Reputation: 75
What happens if a class has a "has-a" relationship with another class, and also it derives this same class?
class A
{
friend classB;
// here lots of things might be , but i just try to understand how should I think.
};
class B : public A
{
// here again might be couple lines of codes.
protected:
A d;
};
What is really going on here? How should I think about that?
Upvotes: 0
Views: 113
Reputation: 27611
I can't see why you would ever want to use 'friend' here. By stating in A that B is a friend class, you're saying that A trusts B to access its private members.
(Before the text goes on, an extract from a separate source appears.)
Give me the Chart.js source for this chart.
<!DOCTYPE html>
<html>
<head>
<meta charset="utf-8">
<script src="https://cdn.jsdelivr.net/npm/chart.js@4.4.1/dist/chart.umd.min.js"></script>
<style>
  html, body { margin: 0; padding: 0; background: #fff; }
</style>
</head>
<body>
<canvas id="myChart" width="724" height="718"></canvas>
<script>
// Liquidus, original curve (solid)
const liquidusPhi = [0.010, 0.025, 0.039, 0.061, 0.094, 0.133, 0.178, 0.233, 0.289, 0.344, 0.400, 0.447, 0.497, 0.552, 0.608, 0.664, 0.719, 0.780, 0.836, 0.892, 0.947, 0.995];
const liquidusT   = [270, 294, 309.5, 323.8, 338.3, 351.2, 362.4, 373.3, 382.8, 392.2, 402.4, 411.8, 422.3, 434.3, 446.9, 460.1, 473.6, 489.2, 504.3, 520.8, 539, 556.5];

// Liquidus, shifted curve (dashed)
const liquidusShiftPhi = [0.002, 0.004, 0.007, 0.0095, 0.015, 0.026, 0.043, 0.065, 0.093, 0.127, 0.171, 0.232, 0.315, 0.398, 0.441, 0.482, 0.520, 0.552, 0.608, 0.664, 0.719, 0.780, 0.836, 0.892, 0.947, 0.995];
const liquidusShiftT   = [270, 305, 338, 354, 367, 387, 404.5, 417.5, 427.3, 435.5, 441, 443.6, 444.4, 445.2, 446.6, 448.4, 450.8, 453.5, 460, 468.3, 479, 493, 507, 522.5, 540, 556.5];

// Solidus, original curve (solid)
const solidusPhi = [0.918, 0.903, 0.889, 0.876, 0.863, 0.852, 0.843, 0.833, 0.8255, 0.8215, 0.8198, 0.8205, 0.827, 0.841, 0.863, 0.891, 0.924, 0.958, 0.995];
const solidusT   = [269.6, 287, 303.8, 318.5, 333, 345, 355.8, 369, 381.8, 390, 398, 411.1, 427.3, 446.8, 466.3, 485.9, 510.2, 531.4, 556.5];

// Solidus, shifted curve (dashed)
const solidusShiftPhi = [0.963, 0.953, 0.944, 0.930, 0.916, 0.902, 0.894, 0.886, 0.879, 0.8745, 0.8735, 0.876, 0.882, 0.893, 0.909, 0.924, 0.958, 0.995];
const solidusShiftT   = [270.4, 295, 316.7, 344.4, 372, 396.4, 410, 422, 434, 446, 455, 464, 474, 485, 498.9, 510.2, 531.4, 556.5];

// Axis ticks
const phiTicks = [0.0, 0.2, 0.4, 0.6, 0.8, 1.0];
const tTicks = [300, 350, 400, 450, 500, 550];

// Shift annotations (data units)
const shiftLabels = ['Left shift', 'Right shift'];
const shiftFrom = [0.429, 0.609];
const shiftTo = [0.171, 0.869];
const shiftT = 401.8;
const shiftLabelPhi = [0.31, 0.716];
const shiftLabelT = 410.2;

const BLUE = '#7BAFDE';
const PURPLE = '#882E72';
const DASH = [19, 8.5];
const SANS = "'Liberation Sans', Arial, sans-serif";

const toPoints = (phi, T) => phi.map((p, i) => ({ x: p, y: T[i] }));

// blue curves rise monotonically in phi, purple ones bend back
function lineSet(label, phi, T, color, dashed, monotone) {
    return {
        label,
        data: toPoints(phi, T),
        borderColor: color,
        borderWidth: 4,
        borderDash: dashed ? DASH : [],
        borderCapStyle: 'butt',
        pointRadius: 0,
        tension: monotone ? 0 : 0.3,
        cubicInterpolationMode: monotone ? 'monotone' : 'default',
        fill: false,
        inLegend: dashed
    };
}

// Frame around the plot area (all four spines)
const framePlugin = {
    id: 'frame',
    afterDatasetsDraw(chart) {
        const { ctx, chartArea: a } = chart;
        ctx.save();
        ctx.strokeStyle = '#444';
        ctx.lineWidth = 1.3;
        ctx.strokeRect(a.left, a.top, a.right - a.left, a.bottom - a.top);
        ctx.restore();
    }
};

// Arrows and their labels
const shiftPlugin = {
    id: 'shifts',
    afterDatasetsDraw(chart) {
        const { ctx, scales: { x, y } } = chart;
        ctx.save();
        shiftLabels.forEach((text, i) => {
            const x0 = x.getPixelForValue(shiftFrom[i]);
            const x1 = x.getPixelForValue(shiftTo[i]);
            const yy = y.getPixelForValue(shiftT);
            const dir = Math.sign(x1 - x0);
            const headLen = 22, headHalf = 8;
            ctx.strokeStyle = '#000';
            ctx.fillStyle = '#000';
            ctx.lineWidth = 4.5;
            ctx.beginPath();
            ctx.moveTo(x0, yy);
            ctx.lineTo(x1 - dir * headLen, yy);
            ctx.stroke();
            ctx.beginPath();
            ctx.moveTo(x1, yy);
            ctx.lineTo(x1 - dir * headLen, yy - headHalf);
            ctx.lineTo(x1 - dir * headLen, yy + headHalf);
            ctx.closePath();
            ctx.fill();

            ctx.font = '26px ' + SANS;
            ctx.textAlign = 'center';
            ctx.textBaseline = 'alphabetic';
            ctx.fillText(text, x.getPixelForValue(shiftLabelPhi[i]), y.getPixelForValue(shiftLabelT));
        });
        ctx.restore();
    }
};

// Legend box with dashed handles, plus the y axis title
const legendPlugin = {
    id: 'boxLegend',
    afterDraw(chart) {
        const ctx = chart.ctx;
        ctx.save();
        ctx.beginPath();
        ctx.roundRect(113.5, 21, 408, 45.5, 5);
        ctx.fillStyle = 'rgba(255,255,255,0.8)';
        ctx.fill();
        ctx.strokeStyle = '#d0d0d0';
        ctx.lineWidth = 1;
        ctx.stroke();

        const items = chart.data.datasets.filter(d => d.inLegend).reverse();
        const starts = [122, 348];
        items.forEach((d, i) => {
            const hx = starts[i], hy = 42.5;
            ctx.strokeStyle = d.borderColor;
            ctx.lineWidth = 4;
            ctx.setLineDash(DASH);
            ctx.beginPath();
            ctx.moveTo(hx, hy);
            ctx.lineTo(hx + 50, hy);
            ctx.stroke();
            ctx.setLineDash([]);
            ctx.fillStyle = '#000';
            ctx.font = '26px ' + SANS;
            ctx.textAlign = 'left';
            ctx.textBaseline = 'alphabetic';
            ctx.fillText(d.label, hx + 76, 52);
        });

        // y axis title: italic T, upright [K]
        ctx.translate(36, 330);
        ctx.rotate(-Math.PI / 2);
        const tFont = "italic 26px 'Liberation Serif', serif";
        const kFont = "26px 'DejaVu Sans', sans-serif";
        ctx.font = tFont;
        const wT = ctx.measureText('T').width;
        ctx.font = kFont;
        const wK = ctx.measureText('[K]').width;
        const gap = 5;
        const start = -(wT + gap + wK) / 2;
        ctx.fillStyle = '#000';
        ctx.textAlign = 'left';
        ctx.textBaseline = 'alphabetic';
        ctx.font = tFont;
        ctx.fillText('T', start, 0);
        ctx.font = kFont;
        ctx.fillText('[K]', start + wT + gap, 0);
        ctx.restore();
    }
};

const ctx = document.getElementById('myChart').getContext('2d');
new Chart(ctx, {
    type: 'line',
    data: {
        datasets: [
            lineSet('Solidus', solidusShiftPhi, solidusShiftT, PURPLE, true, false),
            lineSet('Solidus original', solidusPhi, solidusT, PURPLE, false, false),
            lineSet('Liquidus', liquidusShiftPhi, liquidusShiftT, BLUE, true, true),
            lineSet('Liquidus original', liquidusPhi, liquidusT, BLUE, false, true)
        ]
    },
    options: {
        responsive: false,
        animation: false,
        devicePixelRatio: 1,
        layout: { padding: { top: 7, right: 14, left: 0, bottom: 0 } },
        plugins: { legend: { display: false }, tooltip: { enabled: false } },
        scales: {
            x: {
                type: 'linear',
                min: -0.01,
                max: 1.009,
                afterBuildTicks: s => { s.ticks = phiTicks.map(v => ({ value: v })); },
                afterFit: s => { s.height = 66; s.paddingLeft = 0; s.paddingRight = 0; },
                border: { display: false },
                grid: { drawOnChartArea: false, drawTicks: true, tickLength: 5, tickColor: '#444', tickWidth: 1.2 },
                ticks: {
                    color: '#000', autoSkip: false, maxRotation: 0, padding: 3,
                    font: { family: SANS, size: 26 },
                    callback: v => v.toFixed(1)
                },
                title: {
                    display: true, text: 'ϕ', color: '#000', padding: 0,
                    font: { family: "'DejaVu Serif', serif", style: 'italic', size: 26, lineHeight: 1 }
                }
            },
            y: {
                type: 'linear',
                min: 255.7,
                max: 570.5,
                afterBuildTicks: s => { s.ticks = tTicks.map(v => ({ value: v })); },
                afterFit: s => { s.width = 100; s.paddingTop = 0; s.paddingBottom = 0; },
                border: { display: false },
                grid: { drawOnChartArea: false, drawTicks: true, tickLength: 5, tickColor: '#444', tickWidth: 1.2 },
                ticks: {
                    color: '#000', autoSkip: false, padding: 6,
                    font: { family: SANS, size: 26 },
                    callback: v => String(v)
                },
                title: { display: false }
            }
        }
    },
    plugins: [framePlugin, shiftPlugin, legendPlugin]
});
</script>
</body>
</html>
However, B derives from A, so if you want to access members in A from B, but not allow anything else access, then those members just need to be 'protected', instead of 'private'.
Upvotes: 0
Reputation: 385174
Consider:
struct Human {};
struct Superhuman : Human
{
Human mentor;
};
Or perhaps a slightly less direct example:
struct Human
{
virtual ~Human() {}
};
struct Girl : Human
{
unique_ptr<Human> ptrToGirlfriendOrBoyfriend;
};
struct Boy : Human
{
unique_ptr<Human> ptrToGirlfriendOrBoyfriend;
};
(Replace unique_ptr
with shared_ptr
as necessary…)
So there are times when composing the same type used for inheritance does make sense, though I'd suggest that it's fairly rare.
Lose the friend
declaration, though, unless you really, really need it.
Upvotes: 0
Reputation: 129374
Nothing particularly special with this. You have a member variable of class A
called d
, and your class B
also contains everything that class A
contains, and anything extra added to it.
I can't really see much useful from this at a glance, but I'm sure there are circumstances when it may come in handy - having a pointer to an A object would make more sense, in that it would make it a linked list (or similar).